Argentine Tango: Worldly, Intimate, Complex
Argentine tango is a great style to learn if you’re looking for a dance you can do around the world. As popular as ballroom style is in some parts of North America and Europe, Argentine tango has worldwide popularity, especially in Latin America.
You’re unlikely to see ballroom tango being danced in the streets of Buenos Aires, but you’ll probably run into some Argentine tango.
On top of its popularity, Argentine tango is an intimate dance that can bring feelings of deep connection between leads and follows. So it’s the perfect style if you’re looking for more connection with your fellow dancers, or perhaps just to learn a sensual dance you can do with your significant other.
And if you like a challenge, Argentine tango will never disappoint. There will always be new, intricate variations you can grow your dance with.

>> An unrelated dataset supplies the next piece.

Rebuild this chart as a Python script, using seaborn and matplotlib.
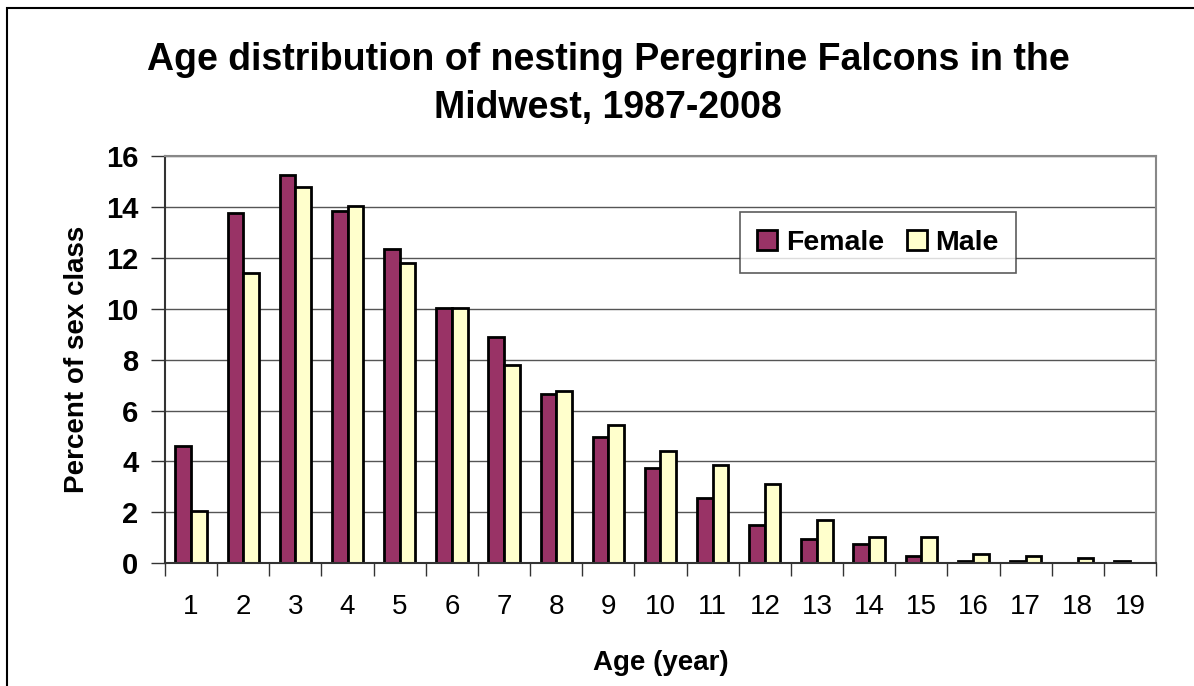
import numpy as np
import pandas as pd
import matplotlib.pyplot as plt
import matplotlib.patches as mpatches
import seaborn as sns

# Percent of each sex class by age
ages = [str(a) for a in range(1, 20)]
female = [4.6, 13.78, 15.25, 13.85, 12.36, 10.02, 8.9, 6.65, 4.98, 3.75,
          2.55, 1.5, 0.94, 0.75, 0.27, 0.1, 0.1, 0.0, 0.1]
male = [2.07, 11.42, 14.8, 14.05, 11.79, 10.02, 7.78, 6.77, 5.44, 4.41,
        3.86, 3.1, 1.69, 1.03, 1.03, 0.38, 0.29, 0.2, 0.0]

df = pd.DataFrame({
    "Age": ages * 2,
    "Percent": female + male,
    "Sex": ["Female"] * len(ages) + ["Male"] * len(ages),
})

sns.set_style("white")
plt.rcParams["font.family"] = ["Liberation Sans", "DejaVu Sans"]
plt.rcParams.update({"text.color": "black", "axes.labelcolor": "black",
                     "xtick.color": "black", "ytick.color": "black"})

fig = plt.figure(figsize=(11.94, 6.86), dpi=100)
ax = fig.add_axes([165 / 1194, 1 - 563.3 / 686, (1156 - 165) / 1194, (563.3 - 156) / 686])

sns.barplot(data=df, x="Age", y="Percent", hue="Sex", order=ages,
            palette={"Female": "#993366", "Male": "#FFFFCC"},
            width=0.6, edgecolor="black", linewidth=2, saturation=1, ax=ax)

ax.set_ylim(0, 16)
ax.set_xlim(-0.5, len(ages) - 0.5)
ax.set_yticks(np.arange(0, 17, 2))
ax.yaxis.grid(True, color="#555555", linewidth=1)
ax.set_axisbelow(True)

# ticks: y marks outward, x marks at category boundaries
ax.tick_params(axis="y", direction="out", length=10, width=1, color="#333333",
               labelcolor="black", left=True, labelsize=21, pad=9)
for lab in ax.get_yticklabels():
    lab.set_fontweight("bold")
ax.tick_params(axis="x", which="major", length=0, labelsize=20, pad=22,
               labelcolor="black")
ax.set_xticks(np.arange(-0.5, len(ages), 1), minor=True)
ax.tick_params(axis="x", which="minor", direction="out", length=9, width=1,
               color="#333333", bottom=True)

for side in ["top", "right"]:
    ax.spines[side].set_color("#888888")
    ax.spines[side].set_linewidth(1.5)
for side in ["left", "bottom"]:
    ax.spines[side].set_color("#333333")
    ax.spines[side].set_linewidth(1.5)

ax.set_xlabel("Age (year)", fontsize=20, fontweight="bold", labelpad=22)
ax.set_ylabel("Percent of sex class", fontsize=20, fontweight="bold", labelpad=12)

handles = [mpatches.Patch(facecolor="#993366", edgecolor="black", linewidth=2),
           mpatches.Patch(facecolor="#FFFFCC", edgecolor="black", linewidth=2)]
leg = ax.legend(handles, ["Female", "Male"], ncol=2, loc="center",
                bbox_to_anchor=((878 - 165) / 991, (563.3 - 242.5) / 407.3),
                prop={"size": 20.5, "weight": "bold"}, frameon=True, fancybox=False,
                handlelength=0.7, handleheight=0.7, handletextpad=0.3,
                columnspacing=0.8, borderpad=0.6)
leg.get_frame().set_edgecolor("#333333")
leg.get_frame().set_linewidth(1.2)

fig.text(608 / 1194, 1 - 84 / 686,
         "Age distribution of nesting Peregrine Falcons in the\nMidwest, 1987-2008",
         ha="center", va="center", fontsize=27, fontweight="bold", linespacing=1.45)

# outer chart frame
fig.patches.append(mpatches.Rectangle((7 / 1194, -0.1), 1.2, 1 - 8 / 686 + 0.1,
                                      transform=fig.transFigure, fill=False,
                                      edgecolor="black", linewidth=1.5))

fig.savefig("out.png", dpi=100)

Ballroom Tango: Elegant, Beginner-friendly, Distanced
Ballroom style tango might draw you in if you enjoy the beautiful lifted lines of ballroom dancers. There is an elegance and steadiness to ballroom tango that is captivating.
Ballroom style tango has the added benefit of being a bit more beginner-friendly right off the bat compared to Argentine style. The beginning steps are less complicated, and there isn’t any cross-body action to keep track of. Diving into ballroom tango is great if you don’t have any prior social dancing experience.
Another piece of ballroom tango that can be welcoming to many is the greater distance between partners, as well as the traveling aspect of the dance. Some people can feel less awkward dancing with strangers when you’re not pressed cheek to cheek. And ballroom style has a lot of long sweeping movements that feel powerful and elegant when whirling around the floor.
Get Out There and Tango!
We’ve talked the talk, now it’s time for you to walk the walk. If you finished this article, tango must intrigue you—which is all you need to get started.
Whether you take your first steps at home in the kitchen or venture out to a beginner lesson at your local social dance avenue, we wish you happy tango-ing.